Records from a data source
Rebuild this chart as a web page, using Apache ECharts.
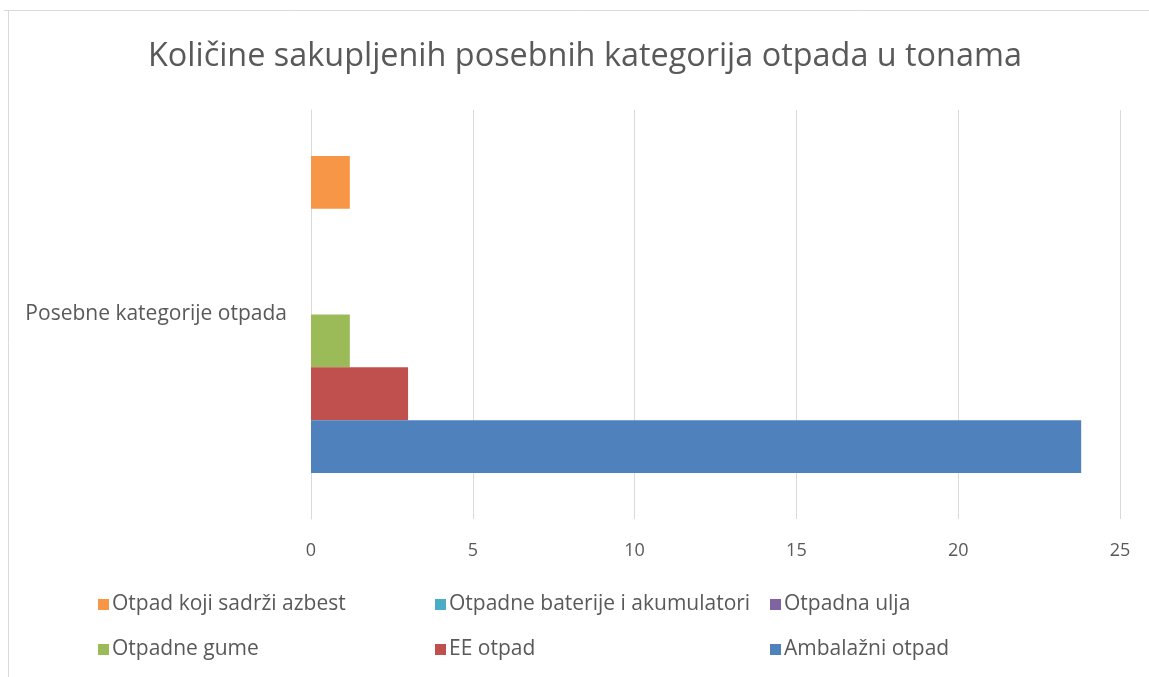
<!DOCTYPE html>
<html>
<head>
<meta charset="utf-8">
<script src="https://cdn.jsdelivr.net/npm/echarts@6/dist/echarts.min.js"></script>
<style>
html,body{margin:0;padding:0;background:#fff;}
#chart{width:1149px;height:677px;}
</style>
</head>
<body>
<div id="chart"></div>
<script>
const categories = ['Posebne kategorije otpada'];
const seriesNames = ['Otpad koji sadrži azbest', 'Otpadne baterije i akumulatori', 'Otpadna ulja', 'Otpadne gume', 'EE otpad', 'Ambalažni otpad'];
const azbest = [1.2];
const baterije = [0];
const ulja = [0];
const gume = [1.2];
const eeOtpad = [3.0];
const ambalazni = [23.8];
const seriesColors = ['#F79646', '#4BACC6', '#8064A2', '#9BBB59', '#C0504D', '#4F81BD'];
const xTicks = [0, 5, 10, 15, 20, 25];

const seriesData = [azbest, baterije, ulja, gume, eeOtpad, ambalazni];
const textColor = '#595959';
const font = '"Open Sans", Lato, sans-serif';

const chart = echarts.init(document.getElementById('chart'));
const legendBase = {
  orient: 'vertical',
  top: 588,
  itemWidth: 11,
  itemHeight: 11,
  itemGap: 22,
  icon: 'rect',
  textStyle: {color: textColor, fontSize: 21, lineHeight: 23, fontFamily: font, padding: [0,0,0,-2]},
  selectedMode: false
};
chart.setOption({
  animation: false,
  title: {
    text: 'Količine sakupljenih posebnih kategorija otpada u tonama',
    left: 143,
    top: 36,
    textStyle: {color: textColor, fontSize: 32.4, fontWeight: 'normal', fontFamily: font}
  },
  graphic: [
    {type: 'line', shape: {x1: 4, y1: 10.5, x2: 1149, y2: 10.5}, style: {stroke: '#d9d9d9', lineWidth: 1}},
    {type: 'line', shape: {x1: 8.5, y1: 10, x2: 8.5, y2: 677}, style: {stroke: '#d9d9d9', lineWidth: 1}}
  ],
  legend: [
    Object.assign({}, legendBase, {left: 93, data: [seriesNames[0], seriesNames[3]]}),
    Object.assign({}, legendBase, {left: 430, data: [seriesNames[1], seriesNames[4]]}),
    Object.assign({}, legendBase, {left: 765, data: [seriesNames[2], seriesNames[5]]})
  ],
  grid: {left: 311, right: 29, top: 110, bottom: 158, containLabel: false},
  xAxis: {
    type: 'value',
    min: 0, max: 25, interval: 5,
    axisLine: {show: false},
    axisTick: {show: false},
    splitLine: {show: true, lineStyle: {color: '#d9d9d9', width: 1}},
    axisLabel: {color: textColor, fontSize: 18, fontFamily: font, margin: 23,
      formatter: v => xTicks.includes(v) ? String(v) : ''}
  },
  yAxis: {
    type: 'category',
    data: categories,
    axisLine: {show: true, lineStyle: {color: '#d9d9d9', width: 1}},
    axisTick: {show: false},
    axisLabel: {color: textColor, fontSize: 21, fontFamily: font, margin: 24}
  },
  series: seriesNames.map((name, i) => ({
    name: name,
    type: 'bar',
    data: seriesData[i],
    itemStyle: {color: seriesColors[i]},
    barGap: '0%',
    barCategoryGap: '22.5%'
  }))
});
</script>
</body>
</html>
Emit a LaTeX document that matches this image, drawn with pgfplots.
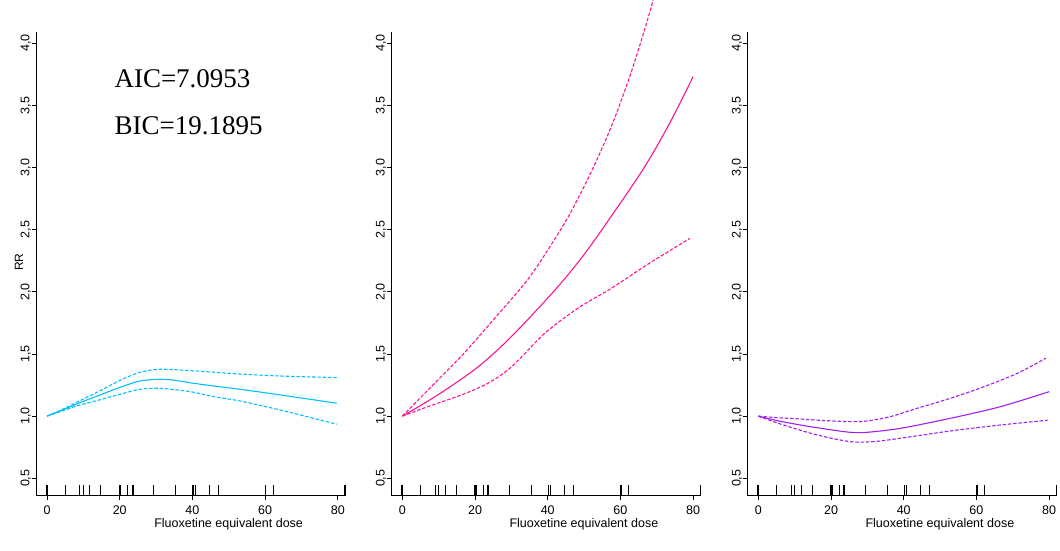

GOAL:
Set every line down exactly as written, leaving each picture out.

CORRECT RESPONSE:
Rebuild this chart as a web page, using Apache ECharts.
<!DOCTYPE html>
<html>
<head>
<meta charset="utf-8">
<script src="https://cdn.jsdelivr.net/npm/echarts@6/dist/echarts.min.js"></script>
<style>
html,body{margin:0;padding:0;background:#fff;}
#chart{width:1149px;height:677px;}
</style>
</head>
<body>
<div id="chart"></div>
<script>
const categories = ['Posebne kategorije otpada'];
const seriesNames = ['Otpad koji sadrži azbest', 'Otpadne baterije i akumulatori', 'Otpadna ulja', 'Otpadne gume', 'EE otpad', 'Ambalažni otpad'];
const azbest = [1.2];
const baterije = [0];
const ulja = [0];
const gume = [1.2];
const eeOtpad = [3.0];
const ambalazni = [23.8];
const seriesColors = ['#F79646', '#4BACC6', '#8064A2', '#9BBB59', '#C0504D', '#4F81BD'];
const xTicks = [0, 5, 10, 15, 20, 25];

const seriesData = [azbest, baterije, ulja, gume, eeOtpad, ambalazni];
const textColor = '#595959';
const font = '"Open Sans", Lato, sans-serif';

const chart = echarts.init(document.getElementById('chart'));
const legendBase = {
  orient: 'vertical',
  top: 588,
  itemWidth: 11,
  itemHeight: 11,
  itemGap: 22,
  icon: 'rect',
  textStyle: {color: textColor, fontSize: 21, lineHeight: 23, fontFamily: font, padding: [0,0,0,-2]},
  selectedMode: false
};
chart.setOption({
  animation: false,
  title: {
    text: 'Količine sakupljenih posebnih kategorija otpada u tonama',
    left: 143,
    top: 36,
    textStyle: {color: textColor, fontSize: 32.4, fontWeight: 'normal', fontFamily: font}
  },
  graphic: [
    {type: 'line', shape: {x1: 4, y1: 10.5, x2: 1149, y2: 10.5}, style: {stroke: '#d9d9d9', lineWidth: 1}},
    {type: 'line', shape: {x1: 8.5, y1: 10, x2: 8.5, y2: 677}, style: {stroke: '#d9d9d9', lineWidth: 1}}
  ],
  legend: [
    Object.assign({}, legendBase, {left: 93, data: [seriesNames[0], seriesNames[3]]}),
    Object.assign({}, legendBase, {left: 430, data: [seriesNames[1], seriesNames[4]]}),
    Object.assign({}, legendBase, {left: 765, data: [seriesNames[2], seriesNames[5]]})
  ],
  grid: {left: 311, right: 29, top: 110, bottom: 158, containLabel: false},
  xAxis: {
    type: 'value',
    min: 0, max: 25, interval: 5,
    axisLine: {show: false},
    axisTick: {show: false},
    splitLine: {show: true, lineStyle: {color: '#d9d9d9', width: 1}},
    axisLabel: {color: textColor, fontSize: 18, fontFamily: font, margin: 23,
      formatter: v => xTicks.includes(v) ? String(v) : ''}
  },
  yAxis: {
    type: 'category',
    data: categories,
    axisLine: {show: true, lineStyle: {color: '#d9d9d9', width: 1}},
    axisTick: {show: false},
    axisLabel: {color: textColor, fontSize: 21, fontFamily: font, margin: 24}
  },
  series: seriesNames.map((name, i) => ({
    name: name,
    type: 'bar',
    data: seriesData[i],
    itemStyle: {color: seriesColors[i]},
    barGap: '0%',
    barCategoryGap: '22.5%'
  }))
});
</script>
</body>
</html>
Emit a LaTeX document that matches this image, drawn with pgfplots.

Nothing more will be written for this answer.